On how Liberia is sustaining the peace, Mrs Taylor said peace was a sine qua non for everything and once they had the peace which was cemented by the election of Mrs Ellen Johnson Sirleaf in 2006 and during her two terms which ended in 2018, they put in place laws which had helped to sustaining the peace in the country.

Young population

Liberia’s Vice-President intimated that her country had a young population, with 60 per cent of the youth being war babies who did not witness the atrocities of the war and “we pray that what happened then never happens again.

“Sixty per cent of our young population is growing faster compared to us, they do things the digital way as they live in the digital world.

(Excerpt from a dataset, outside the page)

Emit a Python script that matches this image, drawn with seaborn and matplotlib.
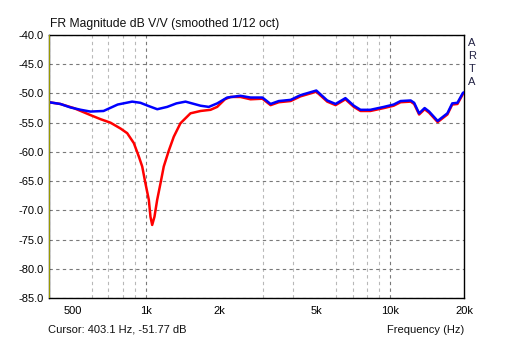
import numpy as np
import pandas as pd
import matplotlib
matplotlib.use("Agg")
import matplotlib.pyplot as plt
import seaborn as sns

# ---- data ----
blue_freq = [400, 445, 490, 540, 591, 669, 764, 876, 947, 1030, 1110, 1219, 1330, 1449,
             1669, 1804, 1953, 2145, 2283, 2430, 2673, 2990, 3230, 3490, 3900, 4280,
             4970, 5510, 5960, 6540, 7080, 7540, 8270, 9400, 10300, 11000, 12100, 12500,
             13100, 13800, 14400, 15600, 17100, 17900, 18800, 19800, 20000]
blue_db = [-51.5, -51.8, -52.4, -52.8, -53.1, -53.0, -51.9, -51.4, -51.6, -52.2, -52.7, -52.3, -51.7, -51.4,
           -52.1, -52.3, -51.7, -50.7, -50.55, -50.4, -50.7, -50.7, -51.8, -51.3, -51.1, -50.3,
           -49.5, -51.2, -51.8, -50.8, -52.1, -52.8, -52.8, -52.3, -51.9, -51.3, -51.2, -51.6,
           -53.4, -52.5, -53.1, -54.7, -53.4, -51.7, -51.6, -49.9, -49.8]

red_freq = [400, 445, 505, 591, 650, 714, 785, 836, 890, 933, 963, 993, 1025, 1041, 1058,
            1081, 1109, 1144, 1180, 1237, 1297, 1381, 1518, 1669, 1834, 1952, 2100, 2214,
            2430, 2673, 2990, 3230, 3490, 3900, 4280, 4970, 5510, 5960, 6540, 7080, 7540,
            8270, 9400, 10300, 11000, 12100, 12500, 13100, 13800, 14400, 15600, 17100,
            17900, 18800, 19800, 20000]
red_db = [-51.5, -51.8, -52.5, -53.7, -54.4, -55.0, -56.0, -56.8, -58.5, -60.8, -62.5, -65.4, -68.2, -71.1, -72.5,
          -71.1, -68.2, -65.4, -62.5, -59.8, -57.4, -55.1, -53.4, -53.0, -52.8, -52.3, -51.0, -50.6,
          -50.6, -51.0, -50.9, -52.0, -51.5, -51.3, -50.5, -49.7, -51.4, -52.0, -51.0, -52.3, -53.0,
          -53.0, -52.5, -52.1, -51.5, -51.4, -51.8, -53.6, -52.7, -53.3, -54.9, -53.6,
          -51.9, -51.8, -50.1, -50.0]

y_ticks = [-40, -45, -50, -55, -60, -65, -70, -75, -80, -85]
x_ticks = [500, 1000, 2000, 5000, 10000, 20000]
x_tick_labels = ["500", "1k", "2k", "5k", "10k", "20k"]

title = "FR Magnitude dB V/V (smoothed 1/12 oct)"
cursor_text = "Cursor: 403.1 Hz, -51.77 dB"
xlabel_text = "Frequency (Hz)"

# ---- plot ----
sns.set_theme(style="white")
plt.rcParams['font.family'] = ['Liberation Sans', 'DejaVu Sans']

fig = plt.figure(figsize=(5.12, 3.40), dpi=100)
fig.patch.set_facecolor("white")
W, H = 512, 340
ax = fig.add_axes([49 / W, 1 - 298 / H, (464 - 49) / W, (298 - 35) / H])
ax.set_facecolor("white")

red_df = pd.DataFrame({"freq": red_freq, "db": red_db})
blue_df = pd.DataFrame({"freq": blue_freq, "db": blue_db})
sns.lineplot(data=red_df, x="freq", y="db", color="#ff0000", linewidth=1.8, ax=ax, zorder=3)
sns.lineplot(data=blue_df, x="freq", y="db", color="#0000ff", linewidth=1.8, ax=ax, zorder=4)

ax.set_xscale("log")
ax.set_xlim(400, 20000)
ax.set_ylim(-85, -40)
ax.set_yticks(y_ticks)
ax.set_yticklabels([f"{v:.1f}" for v in y_ticks])
ax.set_xticks(x_ticks)
ax.set_xticklabels(x_tick_labels)
ax.xaxis.set_minor_formatter(matplotlib.ticker.NullFormatter())
ax.xaxis.set_minor_locator(matplotlib.ticker.LogLocator(base=10, subs=np.arange(2, 10)))
ax.tick_params(axis="both", which="both", length=0, labelsize=8, colors="black")
ax.tick_params(axis="y", pad=4)
ax.tick_params(axis="x", pad=6)
ax.set_xlabel("")
ax.set_ylabel("")

# grid
ax.grid(False)
ax.yaxis.grid(True, which="major", color="#7a7a7a", linestyle=(0, (3, 3)), linewidth=0.8)
ax.xaxis.grid(True, which="minor", color="#b8b8b8", linestyle=(0, (3, 3)), linewidth=0.8)
for xv in [1000, 10000]:
    ax.axvline(xv, color="#7a7a7a", linestyle=(0, (3, 3)), linewidth=0.8, zorder=1)
ax.set_axisbelow(True)

for s in ax.spines.values():
    s.set_visible(True)
    s.set_color("black")
    s.set_linewidth(1.0)
ax.axvline(ax.get_xlim()[0] * 1.004, color="#b8b800", linewidth=1.2, zorder=5)

# texts
fig.text(50 / W, 1 - 24.5 / H, title, fontsize=8.7, va="center", ha="left", color="#111111")
fig.text(48 / W, 1 - 330 / H, cursor_text, fontsize=8, va="center", ha="left", color="#111111")
fig.text(464 / W, 1 - 330 / H, xlabel_text, fontsize=8, va="center", ha="right", color="#111111")
for i, ch in enumerate("ARTA"):
    fig.text(472 / W, 1 - (43.5 + i * 12.7) / H, ch, fontsize=8, va="center", ha="center",
             color="#222244")

fig.savefig("out.png", dpi=100, facecolor="white")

“The big question is how are we going to ensure that they are fully engaged and involved in whatever we do to develop the country,” she said.

African Youth

Mrs Jewel Taylor was concerned about the number of African youth who travel on a daily basis through the desert and on the seas to seek greener pastures and die in the process and opined that the time had come for Africa to create its own centres of excellence so that the children, the continent’s next generation, will develop it to another level.

She said there was the need for all leaders of Africa to internalise all the resources within the continent in order to develop “as whatever we require is right here in Africa, and there are so many opportunities here.

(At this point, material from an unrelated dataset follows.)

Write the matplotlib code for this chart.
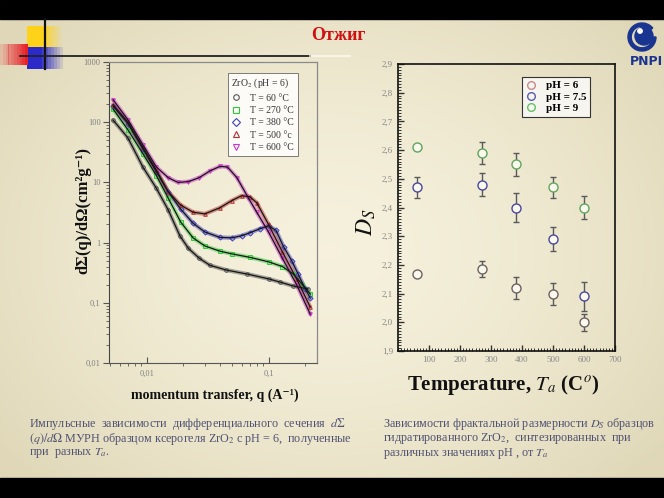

“As the western world has formed their blocs in order to consolidate their gains, Africa needs to do same,” she stressed.

Women empowerment

According to Mrs Taylor, transitioning from being a former First Lady to being the Vice-President of a post-conflict nation has been very challenging, but being an activist of gender equality had propelled her to forge ahead.

To her, it was important for competent women to play roles in all aspects of a nation’s development, be it in the executive, judiciary, academia, security services, politics and the socio-economic activities, to help in the accelerated development of their countries.

The Liberian Vice-President further said in the past, women trained to take up roles as secretaries, nurses and teachers among others, but that had changed now and in order to climb the societal ladder, women first needed to know what they were cut out for.

She said it was encouraging to see more women take up roles up the ladder becoming whatever they wanted now, but the pace was still slow, advocating a change going forward, given their key role in development.

”When I was enrolled at the university aged 17, I had no idea what subject I wanted to read and to top it up, my father warned me not to do political science because politics was not for women so I had to settle on banking.

“But here I am today fully in politics and I have learnt that as a woman, you have to find a way to make your voice count and be heard, you have to find your passion and be prepared for the challenges ahead, as the higher you climb, the bigger the problems,” she advised.

She further encouraged all women not to relent in their dreams and that “once you step up on the stage, you cannot fail as so many eyes are on you with great expectations”.